▶ [Short task]
Sift the listing for lines that hold the string "matplotlib" and pull them out.

# Start of Collected data

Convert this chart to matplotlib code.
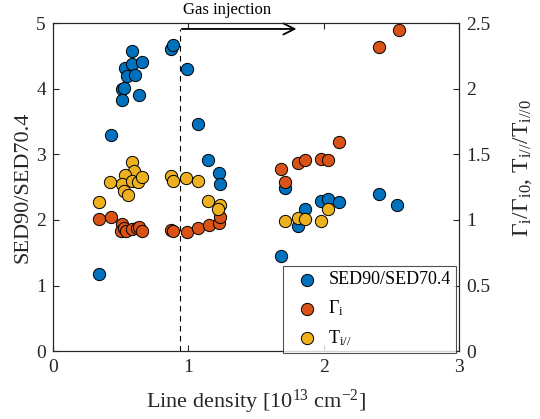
import matplotlib

matplotlib.use("Agg")

import matplotlib.pyplot as plt

plt.rcParams["font.family"] = ["Liberation Serif", "DejaVu Serif"]
plt.rcParams["mathtext.fontset"] = "custom"
plt.rcParams["mathtext.rm"] = "Liberation Serif"
plt.rcParams["mathtext.it"] = "Liberation Serif:italic"

# SED90/SED70.4 ratio (left axis)
sed_x = [0.586, 0.872, 0.889, 0.99, 0.53, 0.586, 0.655, 0.549, 0.604, 0.508,
         0.525, 0.51, 0.633, 0.429, 1.072, 1.148, 1.225, 1.237, 0.34,
         1.715, 1.983, 2.03, 2.11, 1.862, 1.81, 2.41, 2.545, 1.685]
sed_y = [4.57, 4.60, 4.66, 4.30, 4.31, 4.37, 4.40, 4.19, 4.21, 3.99,
         4.01, 3.83, 3.90, 3.29, 3.46, 2.91, 2.71, 2.55, 1.18,
         2.48, 2.29, 2.32, 2.27, 2.16, 1.91, 2.39, 2.22, 1.45]

# Gamma_i / Gamma_i0 (right axis)
gamma_x = [0.34, 0.429, 0.508, 0.506, 0.525, 0.542, 0.582, 0.62, 0.633, 0.655,
           0.872, 0.887, 0.99, 1.072, 1.15, 1.225, 1.237,
           2.11, 1.685, 1.717, 1.81, 1.862, 1.983, 2.03, 2.555, 2.41]
gamma_y = [1.005, 1.02, 0.965, 0.915, 0.935, 0.915, 0.928, 0.935, 0.943, 0.918,
           0.923, 0.918, 0.905, 0.935, 0.958, 0.978, 1.02,
           1.59, 1.385, 1.29, 1.435, 1.455, 1.465, 1.455, 2.45, 2.32]

# T_i// / T_i//0 (right axis)
temp_x = [0.34, 0.424, 0.586, 0.601, 0.535, 0.508, 0.527, 0.552, 0.586, 0.628,
          0.658, 0.875, 0.889, 0.983, 1.072, 1.146, 1.234, 1.222,
          2.03, 1.717, 1.81, 1.862, 1.983]
temp_y = [1.135, 1.29, 1.44, 1.375, 1.345, 1.275, 1.22, 1.19, 1.295, 1.285,
          1.325, 1.335, 1.30, 1.32, 1.30, 1.145, 1.11, 1.08,
          1.085, 0.995, 1.015, 1.005, 0.99]

injection_x = 0.936

fig = plt.figure(figsize=(5.4, 4.19), dpi=100)
ax = fig.add_axes([0.098, 0.162, 0.752, 0.783])
ax2 = ax.twinx()

marker_style = dict(s=78, edgecolors="black", linewidths=0.7, zorder=3)
h1 = ax.scatter(sed_x, sed_y, c="#0072BD", label="SED90/SED70.4", **marker_style)
h2 = ax2.scatter(gamma_x, gamma_y, c="#D95319", label=r"$\mathrm{\Gamma_i}$", **marker_style)
h3 = ax2.scatter(temp_x, temp_y, c="#EDB120", label=r"$\mathrm{T_{i//}}$", **marker_style)

ax.set_xlim(0, 3)
ax.set_ylim(0, 5)
ax2.set_ylim(0, 2.5)
ax.set_xticks([0, 1, 2, 3])
ax.set_yticks([0, 1, 2, 3, 4, 5])
ax2.set_yticks([0, 0.5, 1, 1.5, 2, 2.5])
ax2.set_yticklabels(["0", "0.5", "1", "1.5", "2", "2.5"])

for a in (ax, ax2):
    a.tick_params(direction="in", labelsize=14, length=4, width=0.8, colors="#262626")
    for spine in a.spines.values():
        spine.set_color("#262626")
        spine.set_linewidth(0.8)
ax.tick_params(top=True, right=False)
ax.tick_params(axis="x", pad=6)
ax.tick_params(axis="y", pad=5)
ax2.tick_params(axis="y", pad=5)

ax.set_xlabel(r"Line density [10$^{\mathrm{13}}$ cm$^{\mathrm{-2}}$]", fontsize=16, color="#262626")
ax.xaxis.set_label_coords(0.5, -0.155)
ax.xaxis.label.set_va("center")
ax.set_ylabel("SED90/SED70.4", fontsize=16, color="#262626")
ax.yaxis.set_label_coords(-0.074, 0.5)
ax.yaxis.label.set_va("center")
ax2.set_ylabel(r"$\mathrm{\Gamma_i/\Gamma_{i0}}$, $\mathrm{T_{i//}/T_{i//0}}$", fontsize=17, color="#262626")
ax2.yaxis.set_label_coords(1.157, 0.558)
ax2.yaxis.label.set_va("center")

# gas injection marker
ax.plot([injection_x, injection_x], [0, 4.91], color="black", linestyle=(0, (5, 4)), lw=0.8, clip_on=False)
ax.annotate("", xy=(1.82, 4.91), xytext=(injection_x - 0.004, 4.91),
            arrowprops=dict(arrowstyle="->", lw=1.3, color="black", mutation_scale=20),
            annotation_clip=False)
ax.text(1.29, 5.2, "Gas injection", ha="center", va="center", fontsize=12)

leg = ax2.legend(handles=[h1, h2, h3], loc="lower right", bbox_to_anchor=(0.993, -0.006),
                 borderaxespad=0, fontsize=13, frameon=True, fancybox=False,
                 edgecolor="#262626", handletextpad=0.2, labelspacing=0.55, borderpad=0.3)
leg.get_frame().set_linewidth(0.8)

fig.savefig("out.png", dpi=100)
plt.close(fig)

# End of Collected data

▶ [Result of the task]
Convert this chart to matplotlib code.
import matplotlib
matplotlib.use("Agg")
import matplotlib.pyplot as plt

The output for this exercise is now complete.